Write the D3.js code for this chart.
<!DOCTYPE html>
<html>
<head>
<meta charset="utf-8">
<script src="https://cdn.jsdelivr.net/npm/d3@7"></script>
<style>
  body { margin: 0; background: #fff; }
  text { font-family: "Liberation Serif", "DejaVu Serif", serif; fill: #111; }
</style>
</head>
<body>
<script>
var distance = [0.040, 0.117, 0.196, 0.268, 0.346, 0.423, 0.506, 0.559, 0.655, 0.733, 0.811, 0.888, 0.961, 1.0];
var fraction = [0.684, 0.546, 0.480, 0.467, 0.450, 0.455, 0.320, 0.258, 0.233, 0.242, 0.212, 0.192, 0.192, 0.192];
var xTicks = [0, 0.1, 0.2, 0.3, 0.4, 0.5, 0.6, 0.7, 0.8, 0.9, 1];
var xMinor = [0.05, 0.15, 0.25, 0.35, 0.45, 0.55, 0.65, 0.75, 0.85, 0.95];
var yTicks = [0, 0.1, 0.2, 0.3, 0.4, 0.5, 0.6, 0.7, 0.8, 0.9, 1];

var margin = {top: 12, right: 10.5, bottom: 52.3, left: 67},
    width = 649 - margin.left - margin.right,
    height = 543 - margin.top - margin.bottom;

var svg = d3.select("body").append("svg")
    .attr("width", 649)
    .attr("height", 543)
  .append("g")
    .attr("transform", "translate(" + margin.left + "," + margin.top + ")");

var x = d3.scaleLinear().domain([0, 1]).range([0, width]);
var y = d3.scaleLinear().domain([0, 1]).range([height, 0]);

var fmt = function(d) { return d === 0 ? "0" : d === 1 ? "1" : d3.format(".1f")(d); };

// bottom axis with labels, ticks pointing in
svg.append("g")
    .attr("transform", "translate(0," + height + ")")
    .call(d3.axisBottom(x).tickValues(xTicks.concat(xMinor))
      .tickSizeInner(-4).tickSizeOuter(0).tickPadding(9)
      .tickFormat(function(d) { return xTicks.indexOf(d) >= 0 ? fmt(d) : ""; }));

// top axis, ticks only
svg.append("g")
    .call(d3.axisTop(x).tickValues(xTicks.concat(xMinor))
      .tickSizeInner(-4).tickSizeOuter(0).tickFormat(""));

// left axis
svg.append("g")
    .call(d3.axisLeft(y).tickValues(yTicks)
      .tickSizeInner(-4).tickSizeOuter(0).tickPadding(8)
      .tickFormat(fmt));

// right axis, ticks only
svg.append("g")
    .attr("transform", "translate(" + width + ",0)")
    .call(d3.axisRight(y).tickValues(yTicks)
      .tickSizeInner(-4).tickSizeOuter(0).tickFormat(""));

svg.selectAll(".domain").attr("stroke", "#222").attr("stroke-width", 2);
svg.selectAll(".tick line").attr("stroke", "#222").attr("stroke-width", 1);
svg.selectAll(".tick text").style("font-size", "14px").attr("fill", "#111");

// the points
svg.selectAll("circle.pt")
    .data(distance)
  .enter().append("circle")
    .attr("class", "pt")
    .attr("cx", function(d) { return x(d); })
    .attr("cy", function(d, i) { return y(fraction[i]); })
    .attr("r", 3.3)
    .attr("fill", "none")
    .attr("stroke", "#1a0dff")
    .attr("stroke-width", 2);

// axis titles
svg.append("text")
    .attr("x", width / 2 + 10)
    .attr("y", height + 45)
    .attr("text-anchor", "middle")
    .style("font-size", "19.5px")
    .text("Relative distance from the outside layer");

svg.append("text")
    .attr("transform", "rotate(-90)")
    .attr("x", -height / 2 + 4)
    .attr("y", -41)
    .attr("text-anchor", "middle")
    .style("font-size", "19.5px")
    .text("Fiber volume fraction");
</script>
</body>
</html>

# # # #

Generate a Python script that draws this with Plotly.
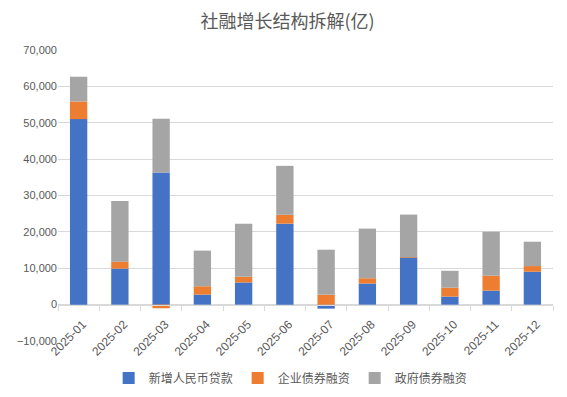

# # # #

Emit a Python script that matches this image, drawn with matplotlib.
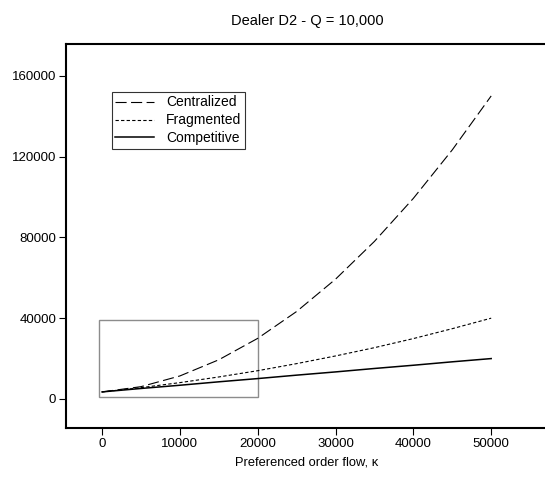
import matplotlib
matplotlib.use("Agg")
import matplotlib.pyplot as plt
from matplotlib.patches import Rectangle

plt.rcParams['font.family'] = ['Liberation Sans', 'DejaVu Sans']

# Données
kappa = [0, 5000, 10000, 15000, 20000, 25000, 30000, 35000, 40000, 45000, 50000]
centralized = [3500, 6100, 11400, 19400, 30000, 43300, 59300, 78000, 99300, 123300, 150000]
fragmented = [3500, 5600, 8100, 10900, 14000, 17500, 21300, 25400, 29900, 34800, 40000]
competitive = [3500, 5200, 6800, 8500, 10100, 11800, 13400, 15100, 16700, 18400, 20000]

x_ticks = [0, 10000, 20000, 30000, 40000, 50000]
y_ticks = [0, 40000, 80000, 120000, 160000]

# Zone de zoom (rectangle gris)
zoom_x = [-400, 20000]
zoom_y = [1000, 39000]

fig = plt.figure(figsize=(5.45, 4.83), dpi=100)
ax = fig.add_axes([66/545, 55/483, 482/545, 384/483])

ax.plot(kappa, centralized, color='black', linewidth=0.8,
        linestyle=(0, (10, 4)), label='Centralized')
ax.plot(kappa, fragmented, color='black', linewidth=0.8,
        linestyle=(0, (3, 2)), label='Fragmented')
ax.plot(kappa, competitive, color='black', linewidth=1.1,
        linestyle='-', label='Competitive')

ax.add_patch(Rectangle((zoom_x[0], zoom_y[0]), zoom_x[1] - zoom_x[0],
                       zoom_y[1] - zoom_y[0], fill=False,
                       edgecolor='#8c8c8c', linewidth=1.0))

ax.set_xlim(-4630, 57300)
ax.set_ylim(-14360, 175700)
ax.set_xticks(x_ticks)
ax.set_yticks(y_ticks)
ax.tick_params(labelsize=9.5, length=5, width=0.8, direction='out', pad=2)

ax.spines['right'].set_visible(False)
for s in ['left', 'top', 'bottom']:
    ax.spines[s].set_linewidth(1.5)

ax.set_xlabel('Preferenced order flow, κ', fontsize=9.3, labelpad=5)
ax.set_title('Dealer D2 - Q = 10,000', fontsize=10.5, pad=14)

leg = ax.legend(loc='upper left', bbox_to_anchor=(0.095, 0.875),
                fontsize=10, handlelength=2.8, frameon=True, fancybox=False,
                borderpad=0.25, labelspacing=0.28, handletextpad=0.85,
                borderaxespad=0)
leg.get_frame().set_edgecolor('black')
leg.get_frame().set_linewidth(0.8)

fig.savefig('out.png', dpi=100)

# # # #

YOUR OBJECTIVE: From the listing above, restate verbatim the lines running from the one with "Emit a Python" through the one with "zoom_y = [1000, 39000]", inclusive, but not the pictures.

RESPONSE TO THE EXERCISE:
Emit a Python script that matches this image, drawn with matplotlib.
import matplotlib
matplotlib.use("Agg")
import matplotlib.pyplot as plt
from matplotlib.patches import Rectangle

plt.rcParams['font.family'] = ['Liberation Sans', 'DejaVu Sans']

# Données
kappa = [0, 5000, 10000, 15000, 20000, 25000, 30000, 35000, 40000, 45000, 50000]
centralized = [3500, 6100, 11400, 19400, 30000, 43300, 59300, 78000, 99300, 123300, 150000]
fragmented = [3500, 5600, 8100, 10900, 14000, 17500, 21300, 25400, 29900, 34800, 40000]
competitive = [3500, 5200, 6800, 8500, 10100, 11800, 13400, 15100, 16700, 18400, 20000]

x_ticks = [0, 10000, 20000, 30000, 40000, 50000]
y_ticks = [0, 40000, 80000, 120000, 160000]

# Zone de zoom (rectangle gris)
zoom_x = [-400, 20000]
zoom_y = [1000, 39000]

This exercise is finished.